EKUI: o baralho de cartas que se multiplica e cria emprego
EKUI são 26 cartas, cada uma com uma letra do alfabeto, que reúnem quatro formas de comunicação. O projeto de inovação social é pioneiro a nível mundial.
“A ideia surgiu em 2003, mas só chegou ao mercado em 2015”, conta Celmira Macedo. A professora de educação especial usou o seu trabalho com Francisco, um menino que não sabia ler nem escrever — e que progressivamente se tornava uma criança frustrada e conflituosa por não conseguir aprender –, para lançar um produto inovador a nível mundial que conjuga quatro formas de comunicação diferentes.

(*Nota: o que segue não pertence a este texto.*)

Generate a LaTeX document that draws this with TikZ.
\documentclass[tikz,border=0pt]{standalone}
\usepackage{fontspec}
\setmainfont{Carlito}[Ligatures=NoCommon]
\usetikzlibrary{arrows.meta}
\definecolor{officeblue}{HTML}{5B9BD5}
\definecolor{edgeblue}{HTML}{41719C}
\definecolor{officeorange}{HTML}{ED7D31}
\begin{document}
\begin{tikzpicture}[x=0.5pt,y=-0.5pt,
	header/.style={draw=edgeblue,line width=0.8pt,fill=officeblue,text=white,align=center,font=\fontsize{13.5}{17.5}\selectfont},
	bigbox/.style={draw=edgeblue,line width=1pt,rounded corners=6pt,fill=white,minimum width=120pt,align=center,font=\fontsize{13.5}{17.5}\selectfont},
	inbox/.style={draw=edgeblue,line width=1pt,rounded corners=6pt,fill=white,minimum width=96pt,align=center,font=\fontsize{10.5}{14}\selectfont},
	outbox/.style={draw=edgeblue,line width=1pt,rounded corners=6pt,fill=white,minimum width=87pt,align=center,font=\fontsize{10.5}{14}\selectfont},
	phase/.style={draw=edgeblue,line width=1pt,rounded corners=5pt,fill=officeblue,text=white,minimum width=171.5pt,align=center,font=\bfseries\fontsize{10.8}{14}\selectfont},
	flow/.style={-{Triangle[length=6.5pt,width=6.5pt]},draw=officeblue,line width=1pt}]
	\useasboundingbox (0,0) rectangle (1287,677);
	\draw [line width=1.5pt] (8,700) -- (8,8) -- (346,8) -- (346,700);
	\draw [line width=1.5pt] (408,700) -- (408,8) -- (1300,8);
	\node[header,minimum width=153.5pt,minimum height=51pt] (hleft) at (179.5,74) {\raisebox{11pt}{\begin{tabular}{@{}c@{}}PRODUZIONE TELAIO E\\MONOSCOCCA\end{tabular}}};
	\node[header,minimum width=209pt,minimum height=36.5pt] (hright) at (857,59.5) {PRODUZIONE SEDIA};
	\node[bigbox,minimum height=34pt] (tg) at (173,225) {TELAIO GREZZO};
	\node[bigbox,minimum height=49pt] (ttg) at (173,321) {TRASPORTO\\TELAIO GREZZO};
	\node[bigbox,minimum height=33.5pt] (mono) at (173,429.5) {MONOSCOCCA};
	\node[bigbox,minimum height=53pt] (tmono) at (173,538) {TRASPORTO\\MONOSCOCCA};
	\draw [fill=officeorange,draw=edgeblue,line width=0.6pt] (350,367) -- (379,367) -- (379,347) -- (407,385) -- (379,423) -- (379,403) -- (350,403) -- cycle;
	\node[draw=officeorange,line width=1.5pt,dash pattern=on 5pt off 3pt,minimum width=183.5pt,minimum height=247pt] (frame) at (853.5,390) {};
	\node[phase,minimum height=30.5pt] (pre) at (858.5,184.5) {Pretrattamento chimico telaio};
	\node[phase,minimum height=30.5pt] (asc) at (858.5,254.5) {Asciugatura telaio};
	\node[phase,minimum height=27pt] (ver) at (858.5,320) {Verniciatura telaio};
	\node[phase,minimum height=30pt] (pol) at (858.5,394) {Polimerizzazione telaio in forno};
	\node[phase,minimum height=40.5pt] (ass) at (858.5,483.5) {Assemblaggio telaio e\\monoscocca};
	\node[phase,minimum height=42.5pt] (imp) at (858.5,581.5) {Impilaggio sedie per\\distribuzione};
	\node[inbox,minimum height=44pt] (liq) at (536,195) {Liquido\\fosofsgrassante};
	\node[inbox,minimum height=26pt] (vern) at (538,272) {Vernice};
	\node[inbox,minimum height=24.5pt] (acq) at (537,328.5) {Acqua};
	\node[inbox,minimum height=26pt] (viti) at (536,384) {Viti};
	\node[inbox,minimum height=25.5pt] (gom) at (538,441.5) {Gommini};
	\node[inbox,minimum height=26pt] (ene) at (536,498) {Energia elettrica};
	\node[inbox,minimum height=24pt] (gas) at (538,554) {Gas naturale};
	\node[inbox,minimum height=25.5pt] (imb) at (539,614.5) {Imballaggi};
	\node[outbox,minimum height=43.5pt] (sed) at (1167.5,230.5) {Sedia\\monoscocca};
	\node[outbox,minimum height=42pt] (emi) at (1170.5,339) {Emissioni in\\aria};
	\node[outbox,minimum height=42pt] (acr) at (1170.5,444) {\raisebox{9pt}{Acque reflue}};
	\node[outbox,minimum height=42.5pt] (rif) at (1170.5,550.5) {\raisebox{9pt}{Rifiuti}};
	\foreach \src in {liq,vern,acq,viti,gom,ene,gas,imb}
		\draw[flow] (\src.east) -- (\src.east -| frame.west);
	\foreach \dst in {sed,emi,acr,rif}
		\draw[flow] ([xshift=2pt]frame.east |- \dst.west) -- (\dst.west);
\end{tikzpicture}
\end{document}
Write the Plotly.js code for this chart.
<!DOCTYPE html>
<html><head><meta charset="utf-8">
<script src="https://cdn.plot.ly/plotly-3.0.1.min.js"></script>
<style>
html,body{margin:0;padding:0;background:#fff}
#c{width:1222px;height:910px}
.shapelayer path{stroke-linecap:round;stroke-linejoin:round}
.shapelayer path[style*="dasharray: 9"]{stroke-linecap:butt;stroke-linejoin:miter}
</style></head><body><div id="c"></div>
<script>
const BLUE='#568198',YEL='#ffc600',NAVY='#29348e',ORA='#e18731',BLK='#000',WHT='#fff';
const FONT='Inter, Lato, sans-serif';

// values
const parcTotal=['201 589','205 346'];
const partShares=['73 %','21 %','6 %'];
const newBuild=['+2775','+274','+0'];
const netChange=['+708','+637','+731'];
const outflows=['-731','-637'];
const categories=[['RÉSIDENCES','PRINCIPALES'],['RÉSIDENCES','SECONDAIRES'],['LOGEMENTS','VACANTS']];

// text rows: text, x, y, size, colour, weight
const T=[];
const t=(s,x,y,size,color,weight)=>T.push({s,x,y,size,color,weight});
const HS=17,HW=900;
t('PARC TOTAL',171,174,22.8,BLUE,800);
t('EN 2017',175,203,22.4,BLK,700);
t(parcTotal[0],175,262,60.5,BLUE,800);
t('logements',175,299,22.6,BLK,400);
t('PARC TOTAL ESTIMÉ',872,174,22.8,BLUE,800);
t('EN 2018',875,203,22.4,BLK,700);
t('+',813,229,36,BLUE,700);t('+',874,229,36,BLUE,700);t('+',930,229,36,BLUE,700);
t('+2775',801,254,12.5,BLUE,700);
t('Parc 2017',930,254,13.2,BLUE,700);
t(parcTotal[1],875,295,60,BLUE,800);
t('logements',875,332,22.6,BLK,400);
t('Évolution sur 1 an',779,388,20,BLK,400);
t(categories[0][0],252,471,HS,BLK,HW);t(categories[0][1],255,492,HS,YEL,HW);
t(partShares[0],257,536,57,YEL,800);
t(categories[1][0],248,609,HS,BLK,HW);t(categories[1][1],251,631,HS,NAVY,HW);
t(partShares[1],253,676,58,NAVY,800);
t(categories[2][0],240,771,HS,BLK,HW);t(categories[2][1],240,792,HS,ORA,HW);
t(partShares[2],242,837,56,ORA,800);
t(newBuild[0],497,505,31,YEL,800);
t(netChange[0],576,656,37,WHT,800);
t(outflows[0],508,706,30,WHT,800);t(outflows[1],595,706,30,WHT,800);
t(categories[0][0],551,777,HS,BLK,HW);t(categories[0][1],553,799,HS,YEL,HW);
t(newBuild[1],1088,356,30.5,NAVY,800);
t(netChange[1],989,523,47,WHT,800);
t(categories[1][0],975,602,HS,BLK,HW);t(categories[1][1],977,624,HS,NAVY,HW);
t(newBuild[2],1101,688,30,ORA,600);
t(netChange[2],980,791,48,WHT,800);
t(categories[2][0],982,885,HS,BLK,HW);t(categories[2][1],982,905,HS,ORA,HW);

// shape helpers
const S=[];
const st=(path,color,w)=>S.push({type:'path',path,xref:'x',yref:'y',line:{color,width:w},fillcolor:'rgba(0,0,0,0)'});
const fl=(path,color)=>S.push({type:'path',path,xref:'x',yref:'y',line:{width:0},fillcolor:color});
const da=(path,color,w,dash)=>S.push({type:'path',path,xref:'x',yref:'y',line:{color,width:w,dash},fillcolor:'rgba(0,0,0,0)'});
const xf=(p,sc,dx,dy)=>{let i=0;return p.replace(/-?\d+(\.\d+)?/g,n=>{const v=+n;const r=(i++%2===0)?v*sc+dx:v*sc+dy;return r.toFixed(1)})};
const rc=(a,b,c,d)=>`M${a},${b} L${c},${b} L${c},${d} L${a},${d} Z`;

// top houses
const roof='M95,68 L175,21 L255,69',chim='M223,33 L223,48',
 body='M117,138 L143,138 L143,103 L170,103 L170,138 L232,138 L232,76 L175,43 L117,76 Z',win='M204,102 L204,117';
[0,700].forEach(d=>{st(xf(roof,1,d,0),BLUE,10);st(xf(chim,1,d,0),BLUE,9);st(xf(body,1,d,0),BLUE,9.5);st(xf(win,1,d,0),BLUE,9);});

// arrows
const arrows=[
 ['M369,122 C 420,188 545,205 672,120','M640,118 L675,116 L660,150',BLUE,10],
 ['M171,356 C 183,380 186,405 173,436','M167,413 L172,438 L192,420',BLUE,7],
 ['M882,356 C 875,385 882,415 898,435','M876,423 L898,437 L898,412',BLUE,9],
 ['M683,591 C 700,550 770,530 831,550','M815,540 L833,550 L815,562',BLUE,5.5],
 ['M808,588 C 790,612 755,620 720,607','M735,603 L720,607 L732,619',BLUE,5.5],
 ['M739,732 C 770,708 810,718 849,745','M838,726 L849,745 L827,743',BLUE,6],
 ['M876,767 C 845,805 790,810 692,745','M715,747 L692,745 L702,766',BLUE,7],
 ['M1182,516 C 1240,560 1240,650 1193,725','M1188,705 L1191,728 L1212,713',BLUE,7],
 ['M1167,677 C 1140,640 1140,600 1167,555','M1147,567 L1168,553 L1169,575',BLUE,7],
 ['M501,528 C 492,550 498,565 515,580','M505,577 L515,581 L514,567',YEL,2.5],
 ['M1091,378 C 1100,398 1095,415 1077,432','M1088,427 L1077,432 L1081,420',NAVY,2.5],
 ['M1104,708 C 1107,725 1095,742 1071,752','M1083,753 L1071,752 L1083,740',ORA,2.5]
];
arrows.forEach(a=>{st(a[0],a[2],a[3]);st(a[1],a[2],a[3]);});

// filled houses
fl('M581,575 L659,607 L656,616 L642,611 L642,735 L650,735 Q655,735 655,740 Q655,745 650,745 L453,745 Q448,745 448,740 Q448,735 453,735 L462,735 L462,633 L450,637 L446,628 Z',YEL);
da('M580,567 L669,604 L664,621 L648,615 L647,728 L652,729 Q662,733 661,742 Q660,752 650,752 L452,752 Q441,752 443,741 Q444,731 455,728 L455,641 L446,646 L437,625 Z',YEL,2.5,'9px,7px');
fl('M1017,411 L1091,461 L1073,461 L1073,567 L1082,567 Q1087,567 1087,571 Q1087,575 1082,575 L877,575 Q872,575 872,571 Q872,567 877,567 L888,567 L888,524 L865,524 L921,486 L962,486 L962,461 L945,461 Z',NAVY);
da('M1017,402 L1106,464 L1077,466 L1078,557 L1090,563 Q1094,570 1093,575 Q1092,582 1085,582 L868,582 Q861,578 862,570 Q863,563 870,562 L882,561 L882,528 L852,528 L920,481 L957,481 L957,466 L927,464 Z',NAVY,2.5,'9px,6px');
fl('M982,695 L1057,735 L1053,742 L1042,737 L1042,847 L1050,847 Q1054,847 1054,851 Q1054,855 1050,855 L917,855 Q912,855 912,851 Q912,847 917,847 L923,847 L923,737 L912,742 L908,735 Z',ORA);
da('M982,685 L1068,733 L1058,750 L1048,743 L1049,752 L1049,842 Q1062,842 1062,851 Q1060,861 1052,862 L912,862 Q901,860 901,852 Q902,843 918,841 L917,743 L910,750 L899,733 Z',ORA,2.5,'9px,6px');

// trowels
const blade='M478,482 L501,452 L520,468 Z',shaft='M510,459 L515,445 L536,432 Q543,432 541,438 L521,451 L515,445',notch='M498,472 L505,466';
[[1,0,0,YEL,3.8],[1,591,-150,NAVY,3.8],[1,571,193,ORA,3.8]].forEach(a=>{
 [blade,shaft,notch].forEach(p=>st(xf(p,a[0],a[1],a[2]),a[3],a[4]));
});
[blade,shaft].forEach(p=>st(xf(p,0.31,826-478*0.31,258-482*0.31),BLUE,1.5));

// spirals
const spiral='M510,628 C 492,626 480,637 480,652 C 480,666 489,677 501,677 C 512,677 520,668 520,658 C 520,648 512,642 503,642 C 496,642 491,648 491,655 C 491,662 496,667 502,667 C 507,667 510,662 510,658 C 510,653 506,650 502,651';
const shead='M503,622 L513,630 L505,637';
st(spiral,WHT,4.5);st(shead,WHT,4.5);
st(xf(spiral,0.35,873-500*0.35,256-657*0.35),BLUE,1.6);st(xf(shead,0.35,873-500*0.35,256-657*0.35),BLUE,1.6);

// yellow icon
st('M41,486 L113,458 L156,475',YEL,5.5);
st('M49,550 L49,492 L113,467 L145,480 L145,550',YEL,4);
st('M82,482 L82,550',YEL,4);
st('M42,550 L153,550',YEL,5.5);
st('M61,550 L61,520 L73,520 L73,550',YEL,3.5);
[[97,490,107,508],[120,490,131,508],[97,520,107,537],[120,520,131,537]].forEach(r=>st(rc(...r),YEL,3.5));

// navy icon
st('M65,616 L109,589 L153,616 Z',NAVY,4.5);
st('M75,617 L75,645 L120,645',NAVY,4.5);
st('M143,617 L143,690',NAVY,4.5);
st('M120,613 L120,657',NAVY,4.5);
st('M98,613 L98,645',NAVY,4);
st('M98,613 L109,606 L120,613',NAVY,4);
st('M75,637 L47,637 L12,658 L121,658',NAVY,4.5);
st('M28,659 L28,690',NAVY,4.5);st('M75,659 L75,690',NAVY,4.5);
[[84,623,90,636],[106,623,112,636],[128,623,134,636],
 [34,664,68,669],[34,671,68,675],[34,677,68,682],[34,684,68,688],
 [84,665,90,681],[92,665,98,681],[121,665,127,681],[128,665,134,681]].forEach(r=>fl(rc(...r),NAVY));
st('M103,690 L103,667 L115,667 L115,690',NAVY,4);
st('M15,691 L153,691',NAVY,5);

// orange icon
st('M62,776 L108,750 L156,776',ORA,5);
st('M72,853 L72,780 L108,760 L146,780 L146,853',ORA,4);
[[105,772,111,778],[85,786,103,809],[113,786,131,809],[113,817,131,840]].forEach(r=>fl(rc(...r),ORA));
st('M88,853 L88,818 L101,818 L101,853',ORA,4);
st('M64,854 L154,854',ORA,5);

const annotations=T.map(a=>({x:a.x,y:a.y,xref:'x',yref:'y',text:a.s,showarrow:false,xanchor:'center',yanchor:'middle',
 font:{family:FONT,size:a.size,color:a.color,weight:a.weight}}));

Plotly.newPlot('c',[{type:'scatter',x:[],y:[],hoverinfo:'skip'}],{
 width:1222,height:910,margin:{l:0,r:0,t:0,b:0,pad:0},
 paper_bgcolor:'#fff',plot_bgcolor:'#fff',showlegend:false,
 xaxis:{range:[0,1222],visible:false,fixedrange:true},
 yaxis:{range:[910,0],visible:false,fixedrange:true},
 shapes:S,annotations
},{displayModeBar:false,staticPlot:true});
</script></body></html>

Francisco não é caso único, garante Celmira Macedo: que em Portugal há cerca de 500 mil analfabetos (dados da Pordata de 2011) e quase metade da população portadora de deficiências (47%) é analfabeta e 35% não consegue comunicar com os outros, o que é “potenciador dos casos de bulling“, explica.
Em vez de se resignar à situação, a professora deitou mãos à obra. Primeiro fundou a Leque, uma associação sem fins lucrativos em Alfândega da Fé, e mais tarde decidiu criar uma linha de material lúdico e didático, a primeira em Portugal. “A Ekui tem como objetivo alfabetizar e reabilitar pessoas com e sem necessidades especiais”, explica.
EKUI é o acrónimo de Equidade, Knowledge (conhecimento), Universalidade e Inclusão. No fundo trata-se de uma espécie de jogo. São 26 cartas, cada uma com uma letra do alfabeto, que reúnem quatro formas de comunicação: a grafia comum, braille visual e braille tátil, alfabeto da língua gestual portuguesa e alfabeto fonético internacional.
Este primeiro projeto começou por ser uma metodologia de alfabetização para crianças com deficiência (surdos, cegos, autistas, etc.) e com dificuldades de aprendizagem, como a dislexia. No entanto, rapidamente se mostrou também eficaz na alfabetização e reabilitação de crianças sem deficiências, bem como de adultos, conta Celmira Macedo.
Esta é uma iniciativa de empreendedorismo social que conseguiu financiamento do Programa Operacional Inclusão Social e Emprego (POISE) para passar à fase seguinte, ou seja, criar novas linhas da EKUI para ajudar a aprender, as cores, os animais e a família. O apoio conseguido foi de 99 mil euros, sendo que 30 mil são garantidos pela Fundação Gulbenkian e o restante pelo POISE. “Sem a Gulbenkian não teria sido possível candidatarmo-nos ao POISE”, explicou fonte oficial da Associação.
O projeto está montado de forma a que cada caixa de EKUI vendida financie outras duas: uma para venda e a outra para oferta às escolas ou a uma família desfavorecida. Cada conjunto de cartas é vendido por 14 euros (mais IVA) e tem um custo de produção de cinco euros. Um valor baixo porque as cartas são produzidas nas Caldas da Rainha, mas as embalagens são montadas pela própria associação. Só esta opção permite reduzir os custos em 30%, mas também dar emprego a pessoas portadoras de deficiência.
A EKUI pode ser comprada online, em lojas que a têm à consignação ou vendida diretamente na sequência de ações de formação. Quanto às novas edições ainda não está definido qual será o preço final, já que o produto ainda está em desenvolvimento.
Para Celmira Macedo, a ideia de que os projetos sociais não podem ser rentáveis, gerar dinheiro, é um disparate. “No terceiro setor, dizer que se tem lucro é um tabu”, lamenta. “Com um euro consigo desenvolver competências muito sérias“, sublinha orgulhosa, como por exemplo um aumento em 89% da aprendizagem mais rápida do alfabeto, um aumento de 93% das atitudes inclusivas ou ainda de 67% da reabilitação de pessoas com deficiências.
No terceiro setor, dizer que se tem lucro é um tabu.
A professora de educação especial garante que a EKUI tem “potencial de mercado”, até porque “Moçambique quer traduzir os cartões para português moçambicano e Malta quer traduzir para maltês e inglês”, conta. A metodologia EKUI já chegou a 200 escolas e a mais de 2.500 beneficiários: crianças, jovens e adultos com e sem deficiências. E esta história tem já assegurado um final feliz, porque começou com Francisco e hoje, o Francisco já sabe ler e escrever e trabalha na Associação Leque na montagem das embalagens da EKUI.